Sunday, December 17, 2017

I Have Always Agreed With…

Visual non-conformity is a risk factor in causing anti-transgender bias and its attendant social and economic burdens
2015 U.S. Trans Survey
If you cannot integrate in to society you are going to face all types of harassment and discrimination. No matter if you are trans or not, if you stick out because of your height, weight, or looks you are going to get picked on; how many of you got called “four eyes” because you wore glasses in elementary school?
Pass Fail: The hell of not being seen as your gender
Medium
By Allison Washington
December 12, 2017

There is no reason I should have to pass. My gender is my gender. My ethnicity and race are mine. I am of them. No one gets to tell me what I am, what I am not, regardless of how they think I look.

As I move through the world as me, it’s not even sane to characterise what I do — what I live every moment — as ‘passing’. As if I am passing myself off as something other than what I am.

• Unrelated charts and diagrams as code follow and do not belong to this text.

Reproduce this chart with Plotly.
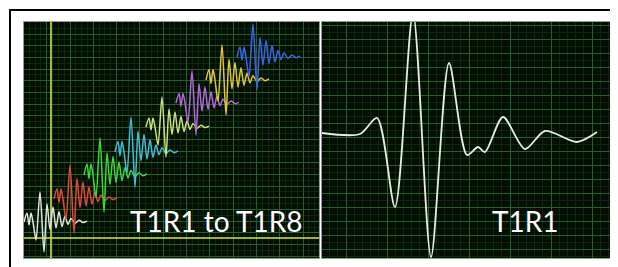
import plotly.graph_objects as go

# ---------------- data ----------------
# Left panel: eight received waveforms T1R1..T1R8, drawn from one normalised shape
wave_names = ["T1R1", "T1R2", "T1R3", "T1R4", "T1R5", "T1R6", "T1R7", "T1R8"]
wave_peak_t = [16, 46, 76, 107, 138, 168, 198, 229]      # time of main peak
wave_offset = [36, 59, 83, 106, 131, 155, 178, 201]      # vertical offset of trace
wave_amp = [30, 34, 37, 35, 30, 32, 35, 33]              # peak amplitude
wave_colors = ["#dfe8df", "#e04a3a", "#3ed83e", "#44bcd8",
               "#cde27a", "#b46ad8", "#e2c83c", "#3a66e6"]

shape_dt = [-16, -13, -11, -9, -7, -4, 0, 4, 7, 10, 13, 16, 19, 22, 25, 28, 31, 35, 39, 43, 47]
shape_a = [0, 0.3, -0.1, 0.3, 0.0, -0.6, 1.0, -1.0, 0.6, -0.25, 0.5, -0.2,
           0.35, -0.15, 0.2, -0.08, 0.12, -0.04, 0.06, -0.02, 0.03]

# Right panel: T1R1 enlarged
t1r1_t = [0, 38, 55, 73, 91, 109, 127, 145, 156, 163, 181, 203, 223, 255, 275]
t1r1_a = [0, -1, 15, -74, 120, -124, 70, -22, -14, -19, 16, -16, 2, -9, 1]

# reference (yellow) axes in the left panel
left_axis_t = 27
left_axis_a = 20

# ---------------- figure ----------------
# the page has an 8px body margin, so the figure is laid out in page px minus 8
OX, OY = 8, 8
W, H = 618 - OX, 267 - OY
LX = [0, 295]
LY = [0, 236]
RX = [0, 294]
RY = [-125, 111]

def px(x):
    return (x - OX) / W

def py(y):
    return (H - (y - OY)) / H

fig = go.Figure()

# yellow reference axes (under the waveforms)
fig.add_trace(go.Scatter(x=[left_axis_t, left_axis_t], y=LY, mode="lines",
                         line=dict(color="#d2e43a", width=1.6),
                         xaxis="x", yaxis="y", showlegend=False, hoverinfo="skip"))
fig.add_trace(go.Scatter(x=LX, y=[left_axis_a, left_axis_a], mode="lines",
                         line=dict(color="#d2e43a", width=1.6),
                         xaxis="x", yaxis="y", showlegend=False, hoverinfo="skip"))

for name, pt, off, amp, col in zip(wave_names, wave_peak_t, wave_offset, wave_amp, wave_colors):
    fig.add_trace(go.Scatter(
        x=[pt + d for d in shape_dt],
        y=[off + amp * a for a in shape_a],
        mode="lines", name=name,
        line=dict(color=col, width=1.5, shape="spline", smoothing=0.8),
        xaxis="x", yaxis="y", showlegend=False, hoverinfo="skip"))

fig.add_trace(go.Scatter(
    x=t1r1_t, y=t1r1_a, mode="lines", name="T1R1",
    line=dict(color="#e6eee2", width=1.8, shape="spline", smoothing=0.8),
    xaxis="x2", yaxis="y2", showlegend=False, hoverinfo="skip"))

bg = "#030e03"
major = "#25602a"
minor = "#0c280c"

def ax(domain, rng, tick0, dtick, mtick0, mdtick, anchor):
    return dict(domain=domain, range=rng, anchor=anchor, showticklabels=False, ticks="",
                zeroline=False, showgrid=True, gridcolor=major, gridwidth=1,
                tick0=tick0, dtick=dtick,
                minor=dict(showgrid=True, gridcolor=minor, gridwidth=1,
                           tick0=mtick0, dtick=mdtick),
                showline=True, linecolor="#9a9a9a", linewidth=1, mirror=True,
                fixedrange=True)

ydom = [py(258), py(22)]
fig.update_layout(
    width=W, height=H, margin=dict(l=0, r=0, t=0, b=0), autosize=False,
    paper_bgcolor="white", plot_bgcolor=bg,
    xaxis=ax([px(24), px(319)], LX, 22.7, 23.3, 22.7, 23.3 / 4, "y"),
    yaxis=ax(ydom, LY, 1.7, 11.7, 1.7, 11.7 / 2, "x"),
    xaxis2=ax([px(322), px(616)], RX, 24, 41, 24, 41 / 5, "y2"),
    yaxis2=ax(ydom, RY, 9 - 125, 14, 9 - 125, 7, "x2"),
)

fig.update_layout(shapes=[
    dict(type="rect", xref="paper", yref="paper", x0=px(10), x1=1.2,
         y0=-0.2, y1=py(10), line=dict(color="black", width=2),
         fillcolor="rgba(0,0,0,0)", layer="above"),
])

fig.add_annotation(text="T1R1 to T1R8", xref="paper", yref="paper",
                   x=px(304), y=py(221), xanchor="right", yanchor="middle",
                   showarrow=False, font=dict(family="Lato", size=28, color="white"))
fig.add_annotation(text="T1R1", xref="paper", yref="paper",
                   x=px(525), y=py(221), xanchor="center", yanchor="middle",
                   showarrow=False, font=dict(family="Lato", size=28, color="white"))

fig.write_html("out.html", config={"displayModeBar": False})
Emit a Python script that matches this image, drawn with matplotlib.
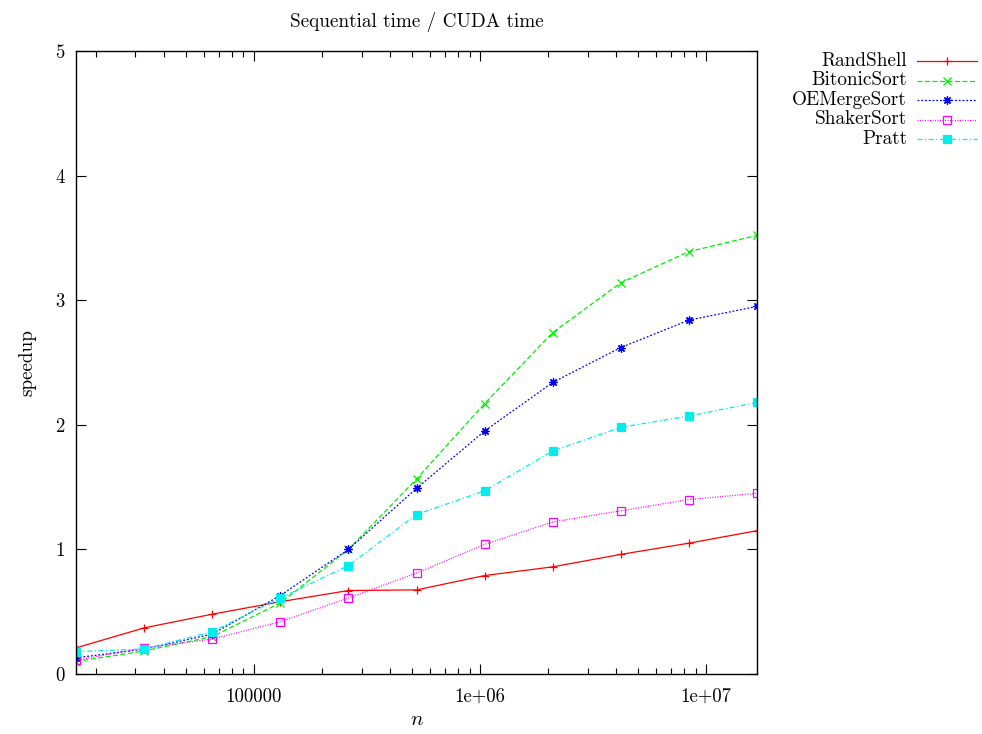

The very idea is absurd.

But that’s what we call it: passing.
I hate the word “pass” and “stealth” as the author said the words make it sound like we are pulling off a deception.  I use the word integrate.
Oh, I want to pass. Of course I do. Everyone wants to be acknowledged and respected as their gender, as a valid member of their culture, as who they are. Few people want to constantly draw attention. Few enjoy being the subject of unwanted scrutiny, appraisal, rejection, and scorn.
She goes on to write about how being able to integrate into society can be a matter of life or death, but I can argue that integrating into society carries its own risks; namely violence even death if a person does find out that you are trans.
The whole passing schema is rigged and destructive. Passing is in the eye of the beholder — we have no control over how others choose to see us — yet we are all required by society to own passing privilege or suffer the (sometimes dire, always debilitating) consequence.
I think that many trans people mistake indifference to passing.

Just because no one is staring, just because no one is harassing you, or discriminating against you does not mean that you “pass.” All it means is that people don’t care.

When I first came out, “passing” was the “brass ring” that was everyone’s goal but over time I began to realize that the ultimate goal was to be able to live your life without interference.

I realized that the important thing is hope people treat you, if they treat you with respect and dignity is what counts.



The article was in response to another essay in Medium about the man in the mirror.
The Man in the Mirror
Reflections of a year on estrogen
By Amanda Roman
December 12, 2017


I don’t really want to dress up just for this appointment — it’s a weekday morning, so I’ll just have to change into my work clothes afterward — but it feels like I should. I want the doctor to think I’m actually trying. Because I am trying, right?

Looking in the mirror, I see a man staring back at me. He’s there every day. I can see him brushing his short, thin, receding man hair. He has muscular man arms, narrow man hips, and a bulging man gut. He’s wearing clothes which were not made with any of those features in mind. The look he’s giving me is one of vague contempt that asks why I would ever expect to see anything else.

Then I look down, and I see a woman. I see breasts and soft, smooth skin. I see a bra under a low-cut top with tight jeans and flats. I see delicately trimmed fingernails and swaying hips. She looks good, I think, until I remember that nobody else can see her.

With a sigh, I grab my phone and keys and head downstairs to get in the car. After putting on a coat, I glance down at myself again. Now I look like a man from this angle too. Groaning, I switch my coat for a women’s jacket. It’s not as warm, but that’s fine. I only need it for half the day.
[…]
“What can I get for you, sir?”
I think that we have all been there, and it hurts, it hurts deeply. It hurts me strongly especially after a long day.

But you have to realize that cis-gender women get “sired” also. But for us it burst our bubble our gender is validated when people use “Miss,” “Ma’am” and female pronouns.

As for looking in a mirror, well now a days I see me; a trans woman.

Over time I came to realize that we can never lose our history, it is an integral part of our lives. It is part of who we are.



This afternoon I am down at Mystic Seaport with a group of friends. Every year I tried to go there for the carol sing and to photograph the seaport. I will be integrated part of the crowd and no one will real give me more than a second glance.